A final investment decision on the larger expansion project, which would more than double the refinery's total capacity to at least 2.8 million mtpy, is expected in the third quarter of 2005. As part of that project, AWAC ownership in the refinery will move from 50 percent to at least 70 percent. The government of Jamaica will continue to own the remaining percentage. Upon approval, it is expected that the expansion project will be completed by the end of 2007.

Expansions at Jamalco stem from a 2002 agreement with the Jamaican government to remove a nearly 30-year-old levy on bauxite in order to encourage investment. As a result of that levy removal and investments to expand, the Jamalco refinery is among the world's lowest-cost refineries. AWAC is a global alliance between Alcoa and Alumina Ltd, with Alcoa holding 60 percent.

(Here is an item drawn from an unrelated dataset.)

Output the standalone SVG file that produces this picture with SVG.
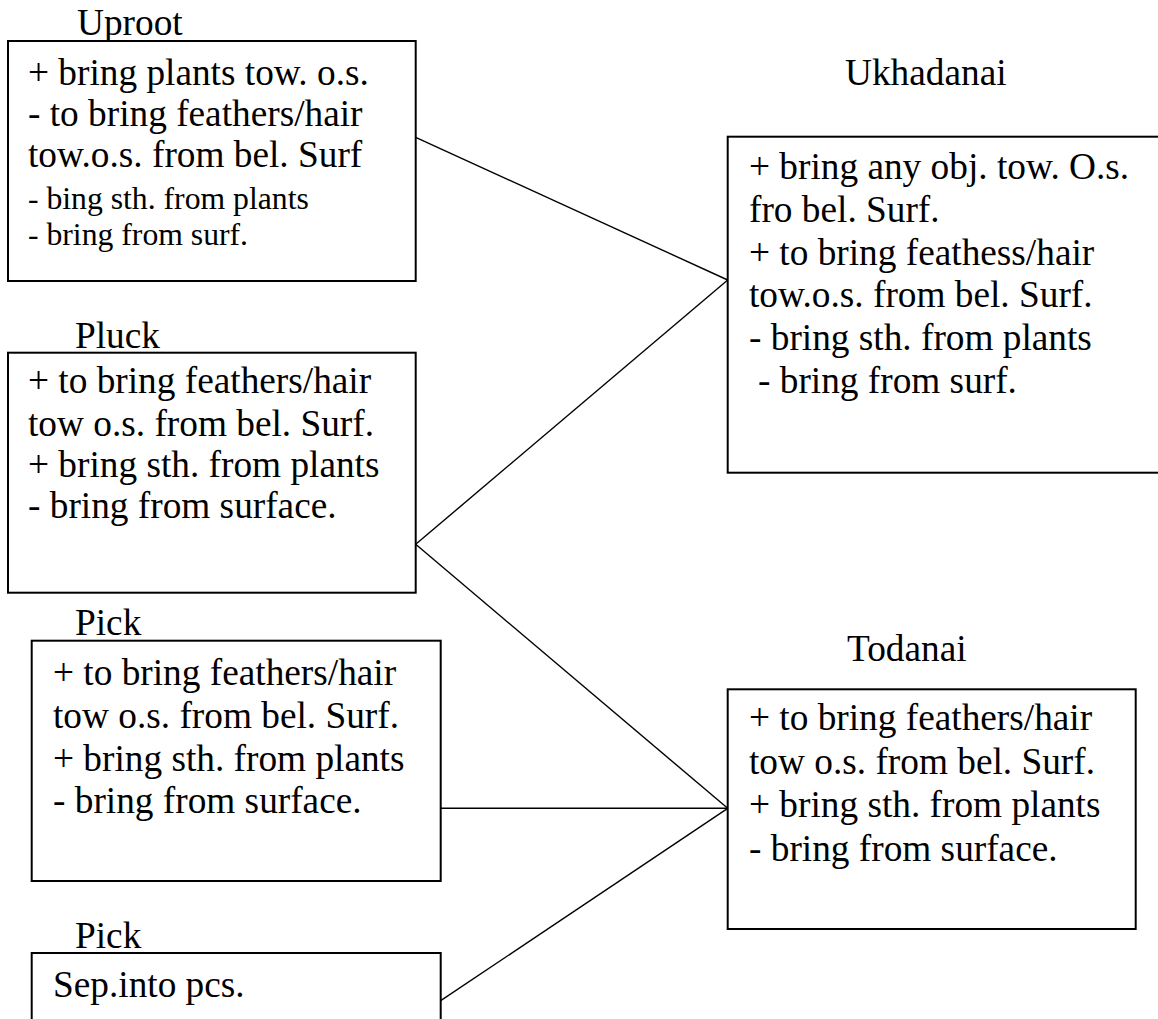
<svg xmlns="http://www.w3.org/2000/svg" width="1158" height="1019" viewBox="0 0 1158 1019">
  <style>
    .box { fill: #ffffff; stroke: #000000; stroke-width: 2; }
    .t { font-family: "Liberation Serif", "Times New Roman", serif; font-size: 37.3px; fill: #000000; }
    .s { font-family: "Liberation Serif", "Times New Roman", serif; font-size: 31.7px; fill: #000000; }
    .link { stroke: #000000; stroke-width: 1.4; fill: none; }
  </style>
  <rect width="1158" height="1019" fill="#ffffff"/>

  <g id="connectors">
    <line class="link" x1="415.7" y1="137.3" x2="727.7" y2="280"/>
    <line class="link" x1="415.7" y1="544.3" x2="727.7" y2="280"/>
    <line class="link" x1="415.7" y1="544.3" x2="727.7" y2="808.3"/>
    <line class="link" x1="440.7" y1="808.3" x2="727.7" y2="808.3"/>
    <line class="link" x1="440.7" y1="1000.7" x2="727.7" y2="808.3"/>
  </g>

  <g id="uproot">
    <text class="t" x="77" y="35">Uproot</text>
    <rect class="box" x="8" y="41" width="407.7" height="240"/>
    <text class="t" x="28" y="85">+ bring plants tow. o.s.</text>
    <text class="t" x="28" y="126">- to bring feathers/hair</text>
    <text class="t" x="28" y="167">tow.o.s. from bel. Surf</text>
    <text class="s" x="28" y="209">- bing sth. from plants</text>
    <text class="s" x="28" y="245">- bring from surf.</text>
  </g>

  <g id="pluck">
    <text class="t" x="75" y="348">Pluck</text>
    <rect class="box" x="8" y="352.7" width="407.7" height="240"/>
    <text class="t" x="28" y="393">+ to bring feathers/hair</text>
    <text class="t" x="28" y="436">tow o.s. from bel. Surf.</text>
    <text class="t" x="28" y="477">+ bring sth. from plants</text>
    <text class="t" x="28" y="518">- bring from surface.</text>
  </g>

  <g id="pick">
    <text class="t" x="75" y="635">Pick</text>
    <rect class="box" x="31.7" y="640.7" width="409" height="240.3"/>
    <text class="t" x="53" y="685">+ to bring feathers/hair</text>
    <text class="t" x="53" y="728">tow o.s. from bel. Surf.</text>
    <text class="t" x="53" y="771">+ bring sth. from plants</text>
    <text class="t" x="53" y="813">- bring from surface.</text>
  </g>

  <g id="pick-sep">
    <text class="t" x="75" y="948">Pick</text>
    <rect class="box" x="31.7" y="953" width="409" height="120"/>
    <text class="t" x="53" y="997">Sep.into pcs.</text>
  </g>

  <g id="ukhadanai">
    <text class="t" x="845" y="85">Ukhadanai</text>
    <rect class="box" x="727.7" y="136.7" width="480" height="336"/>
    <text class="t" x="749" y="179">+ bring any obj. tow. O.s.</text>
    <text class="t" x="749" y="222">fro bel. Surf.</text>
    <text class="t" x="749" y="265">+ to bring feathess/hair</text>
    <text class="t" x="749" y="307">tow.o.s. from bel. Surf.</text>
    <text class="t" x="749" y="350">- bring sth. from plants</text>
    <text class="t" x="758" y="393">- bring from surf.</text>
  </g>

  <g id="todanai">
    <text class="t" x="847" y="661">Todanai</text>
    <rect class="box" x="727.7" y="689.3" width="408" height="239.7"/>
    <text class="t" x="749" y="730">+ to bring feathers/hair</text>
    <text class="t" x="749" y="774">tow o.s. from bel. Surf.</text>
    <text class="t" x="749" y="817">+ bring sth. from plants</text>
    <text class="t" x="749" y="861">- bring from surface.</text>
  </g>
</svg>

Separately, Alcoa announced today that it will close its KAMA rigid plastic sheet manufacturing plant in Elyria Ohio in the third quarter of this year. Alcoa says it is closing the plant, which has 66 employees, in order to align system production with demand.

"The decision to close this plant was very difficult," said Mario Garza, KAMA Global Vice President of Operations. "Despite the best efforts of our work force, the cost structure of the Elyria plant is not competitive in today's global market."

The Elyria plant produces plastic sheet for thermoforming into consumer products such as deli trays, clam shells and cookie trays.